=== RAW DATA ===

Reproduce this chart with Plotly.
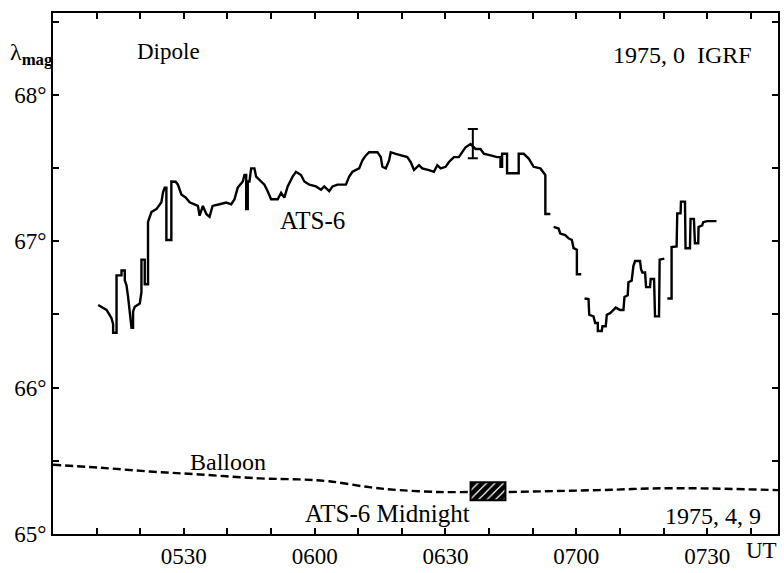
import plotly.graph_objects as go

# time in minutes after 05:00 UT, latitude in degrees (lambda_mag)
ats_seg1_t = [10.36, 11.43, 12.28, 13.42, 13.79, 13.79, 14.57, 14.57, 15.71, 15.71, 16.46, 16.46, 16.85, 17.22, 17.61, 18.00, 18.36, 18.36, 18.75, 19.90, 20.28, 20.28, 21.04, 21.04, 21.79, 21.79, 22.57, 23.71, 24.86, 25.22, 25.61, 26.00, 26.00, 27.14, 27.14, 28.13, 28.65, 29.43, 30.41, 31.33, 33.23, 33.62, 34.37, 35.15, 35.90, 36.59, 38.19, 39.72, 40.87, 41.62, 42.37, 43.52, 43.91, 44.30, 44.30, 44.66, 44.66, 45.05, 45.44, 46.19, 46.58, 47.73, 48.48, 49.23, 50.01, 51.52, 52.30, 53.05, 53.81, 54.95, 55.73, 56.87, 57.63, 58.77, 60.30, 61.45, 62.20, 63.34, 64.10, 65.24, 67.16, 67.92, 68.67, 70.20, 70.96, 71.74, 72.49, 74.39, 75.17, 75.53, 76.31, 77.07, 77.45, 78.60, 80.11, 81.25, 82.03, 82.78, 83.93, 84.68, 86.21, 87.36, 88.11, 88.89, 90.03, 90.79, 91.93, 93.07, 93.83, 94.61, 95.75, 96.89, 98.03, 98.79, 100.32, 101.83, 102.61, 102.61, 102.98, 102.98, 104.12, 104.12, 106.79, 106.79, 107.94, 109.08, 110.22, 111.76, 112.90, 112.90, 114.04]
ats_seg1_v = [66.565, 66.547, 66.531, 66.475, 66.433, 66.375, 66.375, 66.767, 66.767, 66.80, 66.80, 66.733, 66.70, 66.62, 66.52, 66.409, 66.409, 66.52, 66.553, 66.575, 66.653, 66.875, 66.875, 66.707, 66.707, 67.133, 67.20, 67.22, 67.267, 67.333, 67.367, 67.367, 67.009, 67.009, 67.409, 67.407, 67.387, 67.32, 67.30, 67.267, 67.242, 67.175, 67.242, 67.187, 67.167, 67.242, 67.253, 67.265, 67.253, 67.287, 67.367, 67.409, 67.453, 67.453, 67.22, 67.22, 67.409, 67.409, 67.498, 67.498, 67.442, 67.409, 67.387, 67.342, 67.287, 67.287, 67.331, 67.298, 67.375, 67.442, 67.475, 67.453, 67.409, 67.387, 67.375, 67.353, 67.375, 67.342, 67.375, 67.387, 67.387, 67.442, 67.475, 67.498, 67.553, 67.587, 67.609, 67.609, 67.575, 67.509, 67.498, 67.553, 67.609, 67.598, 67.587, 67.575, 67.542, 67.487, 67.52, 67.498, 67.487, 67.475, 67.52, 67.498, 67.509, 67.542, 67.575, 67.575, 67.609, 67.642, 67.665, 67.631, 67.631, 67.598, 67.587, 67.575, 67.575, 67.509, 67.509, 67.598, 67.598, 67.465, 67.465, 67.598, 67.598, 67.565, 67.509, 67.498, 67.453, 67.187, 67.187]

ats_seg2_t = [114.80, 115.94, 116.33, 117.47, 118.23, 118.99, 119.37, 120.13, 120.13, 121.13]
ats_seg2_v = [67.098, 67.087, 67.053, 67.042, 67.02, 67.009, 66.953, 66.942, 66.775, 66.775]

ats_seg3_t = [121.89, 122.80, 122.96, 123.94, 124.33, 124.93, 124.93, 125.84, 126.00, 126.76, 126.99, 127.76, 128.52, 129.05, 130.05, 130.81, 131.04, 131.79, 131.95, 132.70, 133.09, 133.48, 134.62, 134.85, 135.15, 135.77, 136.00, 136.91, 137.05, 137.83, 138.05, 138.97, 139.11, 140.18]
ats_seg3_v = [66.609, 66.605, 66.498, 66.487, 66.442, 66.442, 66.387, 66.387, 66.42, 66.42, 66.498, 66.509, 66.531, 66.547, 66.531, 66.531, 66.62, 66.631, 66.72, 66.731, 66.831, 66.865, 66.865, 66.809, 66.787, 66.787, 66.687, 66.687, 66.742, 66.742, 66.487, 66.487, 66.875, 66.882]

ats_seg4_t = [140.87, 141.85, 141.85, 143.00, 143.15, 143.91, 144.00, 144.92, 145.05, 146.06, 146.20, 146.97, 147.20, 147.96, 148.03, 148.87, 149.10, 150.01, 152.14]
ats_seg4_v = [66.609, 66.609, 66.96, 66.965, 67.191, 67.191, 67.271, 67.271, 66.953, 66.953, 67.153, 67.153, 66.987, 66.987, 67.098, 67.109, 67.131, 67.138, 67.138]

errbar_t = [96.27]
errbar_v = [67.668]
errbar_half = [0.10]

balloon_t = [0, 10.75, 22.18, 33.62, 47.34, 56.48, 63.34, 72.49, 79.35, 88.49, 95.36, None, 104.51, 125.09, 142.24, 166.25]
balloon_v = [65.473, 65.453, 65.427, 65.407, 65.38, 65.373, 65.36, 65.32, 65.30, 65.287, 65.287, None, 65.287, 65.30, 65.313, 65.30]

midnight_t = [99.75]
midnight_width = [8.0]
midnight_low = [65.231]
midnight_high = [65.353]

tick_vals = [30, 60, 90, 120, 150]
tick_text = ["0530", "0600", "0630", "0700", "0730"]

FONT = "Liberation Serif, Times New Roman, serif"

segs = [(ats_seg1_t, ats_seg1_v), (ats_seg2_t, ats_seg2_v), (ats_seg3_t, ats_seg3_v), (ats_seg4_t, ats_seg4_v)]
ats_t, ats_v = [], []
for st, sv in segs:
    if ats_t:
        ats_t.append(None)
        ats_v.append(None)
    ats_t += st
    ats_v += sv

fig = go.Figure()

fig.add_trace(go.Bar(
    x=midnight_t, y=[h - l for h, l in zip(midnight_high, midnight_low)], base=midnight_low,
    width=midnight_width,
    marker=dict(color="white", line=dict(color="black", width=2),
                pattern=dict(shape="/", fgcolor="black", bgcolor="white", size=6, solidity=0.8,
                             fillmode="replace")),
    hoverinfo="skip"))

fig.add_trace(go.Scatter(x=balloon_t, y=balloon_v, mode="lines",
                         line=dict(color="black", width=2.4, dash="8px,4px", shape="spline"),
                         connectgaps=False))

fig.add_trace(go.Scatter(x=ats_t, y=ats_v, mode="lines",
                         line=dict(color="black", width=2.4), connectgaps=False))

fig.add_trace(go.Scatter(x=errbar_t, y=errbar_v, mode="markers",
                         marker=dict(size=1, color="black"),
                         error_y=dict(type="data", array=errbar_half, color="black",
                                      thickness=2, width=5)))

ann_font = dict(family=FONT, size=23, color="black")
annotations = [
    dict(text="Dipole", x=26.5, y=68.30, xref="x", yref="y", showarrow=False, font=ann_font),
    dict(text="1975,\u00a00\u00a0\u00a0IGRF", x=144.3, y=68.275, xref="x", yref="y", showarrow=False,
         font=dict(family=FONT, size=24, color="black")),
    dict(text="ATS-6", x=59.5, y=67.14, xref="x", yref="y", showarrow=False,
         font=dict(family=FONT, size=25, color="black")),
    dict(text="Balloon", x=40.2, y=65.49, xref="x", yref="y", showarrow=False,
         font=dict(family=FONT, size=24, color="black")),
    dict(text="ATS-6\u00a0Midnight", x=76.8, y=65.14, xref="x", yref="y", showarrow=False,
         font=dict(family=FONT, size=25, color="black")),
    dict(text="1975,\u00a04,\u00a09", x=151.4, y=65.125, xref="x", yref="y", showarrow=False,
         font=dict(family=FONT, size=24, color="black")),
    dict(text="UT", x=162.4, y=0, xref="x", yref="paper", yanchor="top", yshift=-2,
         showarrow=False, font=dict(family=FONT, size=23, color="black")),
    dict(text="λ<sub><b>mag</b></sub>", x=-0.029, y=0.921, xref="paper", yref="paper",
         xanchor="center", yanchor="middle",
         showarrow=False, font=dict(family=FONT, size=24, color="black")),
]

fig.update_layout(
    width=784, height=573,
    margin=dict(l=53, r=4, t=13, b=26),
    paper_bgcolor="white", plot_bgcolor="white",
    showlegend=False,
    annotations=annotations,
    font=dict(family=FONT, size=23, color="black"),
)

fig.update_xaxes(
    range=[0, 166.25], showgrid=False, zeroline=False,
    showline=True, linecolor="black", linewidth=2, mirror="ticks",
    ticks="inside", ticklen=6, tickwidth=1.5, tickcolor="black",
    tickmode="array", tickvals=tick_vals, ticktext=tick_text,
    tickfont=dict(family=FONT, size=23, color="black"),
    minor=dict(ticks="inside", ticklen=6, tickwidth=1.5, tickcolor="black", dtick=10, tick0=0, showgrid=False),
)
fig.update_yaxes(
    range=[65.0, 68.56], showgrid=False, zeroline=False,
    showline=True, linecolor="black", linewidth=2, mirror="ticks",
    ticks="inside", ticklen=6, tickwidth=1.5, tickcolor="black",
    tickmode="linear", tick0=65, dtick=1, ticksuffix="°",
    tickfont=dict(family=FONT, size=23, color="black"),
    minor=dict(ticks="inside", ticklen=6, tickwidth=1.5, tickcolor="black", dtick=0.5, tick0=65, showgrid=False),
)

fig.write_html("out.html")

===

Please quote the lines of the material, beginning with the first and ending with the one that contains "import plotly.graph_objects as go", exactly as written and without any pictures.

Reproduce this chart with Plotly.
import plotly.graph_objects as go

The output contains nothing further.